Mady Mesplés Karriere war wohl stark auf Frankreich bezogen, verlief aber international: Sie trat an den bedeutenden Bühnen Italiens und der USA auf, sang an der Bayerischen Staatsoper München und gastierte sogar am Moskauer Bolschoi Theater. Zu ihrem klassischen Repertoire gehörten die Gilda, die Titelrolle in Gounods „Mireille“ und seine Juliette, die Philine in Ambroise Thomas’ „Mignon“ und die Ophélie in dessen „Hamlet“, darüber hinaus die Königin der Nacht und natürlich die wie nach ihr benannten Mademoiselle Silberklang im „Schauspieldirektor“ , die Titelrolle in Donizettis „Lucia di Lammermoor“, Rossinis Rosina , die Sophie in Richard Strauss’ „Rosenkavalier“ und die Zerbinetta.

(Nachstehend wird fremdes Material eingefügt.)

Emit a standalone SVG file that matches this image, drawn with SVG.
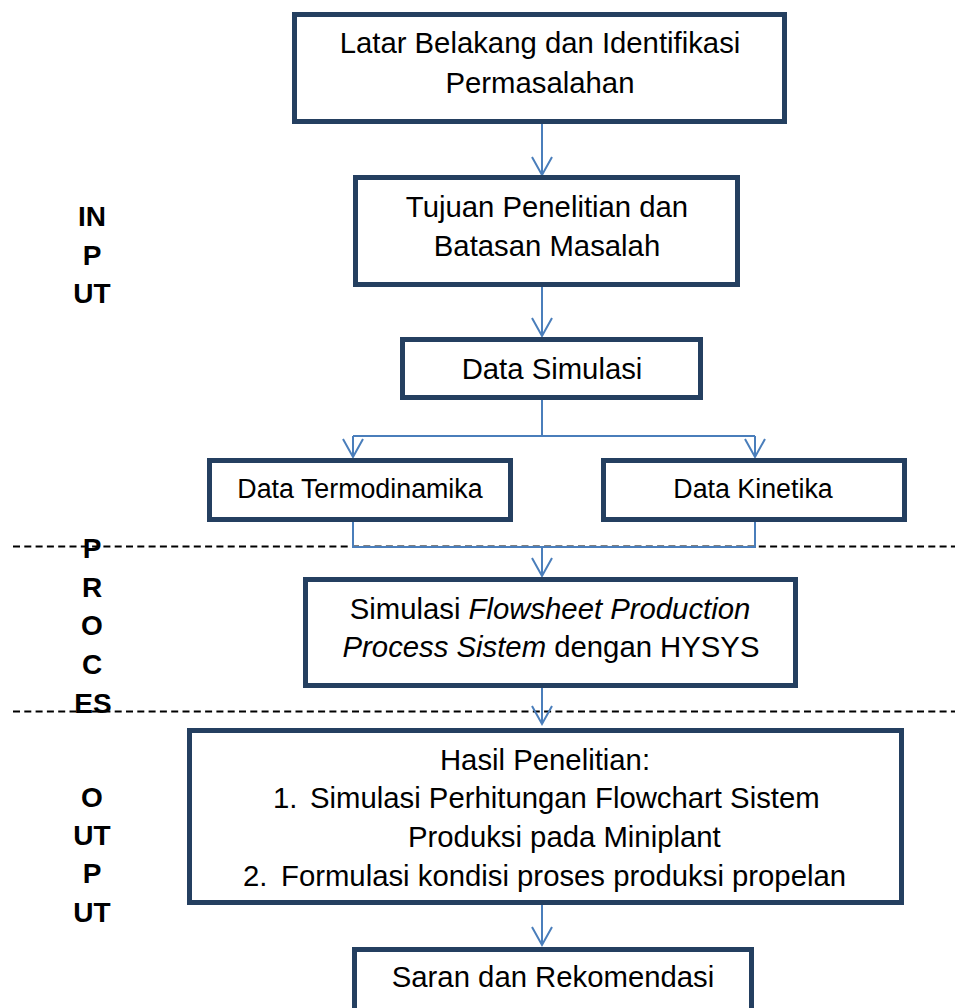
<svg xmlns="http://www.w3.org/2000/svg" width="955" height="1008" viewBox="0 0 955 1008">
<style>
.box{fill:#ffffff;stroke:#243f60;stroke-width:5}
.t{font-family:"Liberation Sans",Arial,sans-serif;font-size:29.3px;fill:#000;text-anchor:middle}
.ts{font-family:"Liberation Sans",Arial,sans-serif;font-size:26.8px;fill:#000;text-anchor:middle}
.tl{font-family:"Liberation Sans",Arial,sans-serif;font-size:29.3px;fill:#000}
.side{font-family:"Liberation Sans",Arial,sans-serif;font-size:28px;font-weight:bold;fill:#000;text-anchor:middle}
.con{fill:none;stroke:#4a7ebb;stroke-width:2}
.arr{marker-end:url(#ah)}
.dash{stroke:#000;stroke-width:2;stroke-dasharray:7 4.3}
</style>
<defs>
<marker id="ah" markerUnits="userSpaceOnUse" markerWidth="22" markerHeight="24" viewBox="-20 -12 22 24" refX="0" refY="0" orient="auto" overflow="visible">
<path d="M-18,-10 L0,0 L-18,10" fill="none" stroke="#4a7ebb" stroke-width="2"/>
</marker>
</defs>
<rect width="955" height="1008" fill="#ffffff"/>
<g id="dividers">
<line class="dash" x1="13" y1="546.5" x2="955" y2="546.5"/>
<line class="dash" x1="13" y1="711.5" x2="955" y2="711.5"/>
</g>
<g id="connectors">
<line class="con arr" x1="542" y1="124" x2="542" y2="175"/>
<line class="con arr" x1="542" y1="287" x2="542" y2="336"/>
<polyline class="con" points="542,400 542,436"/>
<line class="con" x1="353" y1="436" x2="755" y2="436"/>
<line class="con arr" x1="353" y1="436" x2="353" y2="457"/>
<line class="con arr" x1="755" y1="436" x2="755" y2="457"/>
<polyline class="con" points="353,522 353,547 755,547 755,522"/>
<line class="con arr" x1="542" y1="547" x2="542" y2="576"/>
<line class="con arr" x1="542" y1="688" x2="542" y2="724"/>
<line class="con arr" x1="542" y1="905" x2="542" y2="945"/>
</g>
<g id="label-input">
<text class="side" x="92" y="226">IN</text>
<text class="side" x="92" y="265">P</text>
<text class="side" x="92" y="303">UT</text>
</g>
<g id="label-proces">
<text class="side" x="92" y="558">P</text>
<text class="side" x="92" y="597">R</text>
<text class="side" x="92" y="635">O</text>
<text class="side" x="92" y="674">C</text>
<text class="side" x="93" y="713">ES</text>
</g>
<g id="label-output">
<text class="side" x="92" y="807">O</text>
<text class="side" x="92" y="845">UT</text>
<text class="side" x="92" y="883">P</text>
<text class="side" x="92" y="922">UT</text>
</g>
<g id="n-latar">
<rect class="box" x="294.5" y="14.5" width="490" height="107"/>
<text class="t" x="540" y="53">Latar Belakang dan Identifikasi</text>
<text class="t" x="540" y="93">Permasalahan</text>
</g>
<g id="n-tujuan">
<rect class="box" x="355.5" y="177.5" width="382" height="107"/>
<text class="t" x="547" y="217">Tujuan Penelitian dan</text>
<text class="t" x="547" y="256">Batasan Masalah</text>
</g>
<g id="n-datasim">
<rect class="box" x="402.5" y="339.5" width="298" height="58"/>
<text class="t" x="552" y="378.5">Data Simulasi</text>
</g>
<g id="n-termo">
<rect class="box" x="209.5" y="460.5" width="301" height="59"/>
<text class="ts" x="360" y="498">Data Termodinamika</text>
</g>
<g id="n-kinetika">
<rect class="box" x="603.5" y="460.5" width="301" height="59"/>
<text class="ts" x="753" y="498">Data Kinetika</text>
</g>
<g id="n-simulasi">
<rect class="box" x="305.5" y="579.5" width="490" height="106"/>
<text class="t" x="550" y="619">Simulasi <tspan font-style="italic">Flowsheet Production</tspan></text>
<text class="t" x="551" y="657"><tspan font-style="italic">Process Sistem</tspan> dengan HYSYS</text>
</g>
<g id="n-hasil">
<rect class="box" x="189.5" y="730.5" width="712" height="172"/>
<text class="t" x="545" y="770">Hasil Penelitian:</text>
<text class="tl" x="273" y="808">1.</text>
<text class="tl" x="310" y="808">Simulasi Perhitungan Flowchart Sistem</text>
<text class="tl" x="408" y="847">Produksi pada Miniplant</text>
<text class="tl" x="243" y="886">2.</text>
<text class="tl" x="281" y="886">Formulasi kondisi proses produksi propelan</text>
</g>
<g id="n-saran">
<rect class="box" x="354.5" y="949.5" width="397" height="80"/>
<text class="t" x="553" y="987">Saran dan Rekomendasi</text>
</g>
</svg>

Mady Mesplé verfügte über einen tänzelnden, sehr hellen Koloratursopran von außerordentlicher Beweglichkeit. Aufgrund ihrer Fähigkeit, auch schwierige Intervalle sauber zu intonieren, wählte Pierre Boulez sie für seine ersten Aufführungen von Arnold Schönbergs „Jakobsleiter“ aus. Während viele Vertreterinnen des Koloraturfachs vor allem die Virtuosität kultivieren, war Mady Mesplé eine Interpretin der feinen Zwischentöne. Sie spürte den Emotionen der von ihr verkörperten Figuren nach und stattete sie mit einem eigenen Charakter aus, der weit über das Rein-Musikalische hinausging. Mady Mesplés Stimme mochte in der Klangvielfalt etwas eingeschränkt sein, aber ihre subtile Schattierung, beispielhafte Aussprache und Reaktionsfähigkeit auf verbale Nuancen, Flexibilität und Reinheit der Intonation waren hervorragend.

1985 gab sie ihren Bühnenabschied. Mitte der Neunzigerjahre wurde bei Mady Mesplé Parkinson diagnostiziert. Sie begann eine Zusammenarbeit mit der „Association France Parkinson“ und schrieb in ihrer Autobiografie „La voix du corp“ auch ausführlich über den Verlauf ihrer Erkrankung. In Erinnerung wird sie mit ihren vielen Aufnahmen bleiben, die schon lange vor den Bemühungen der Stiftung Palazzetto Bru Zane, das französische Opern- Operetten und Liederbe des 19. Jahrhunderts hinreißend zum Strahlen brachten.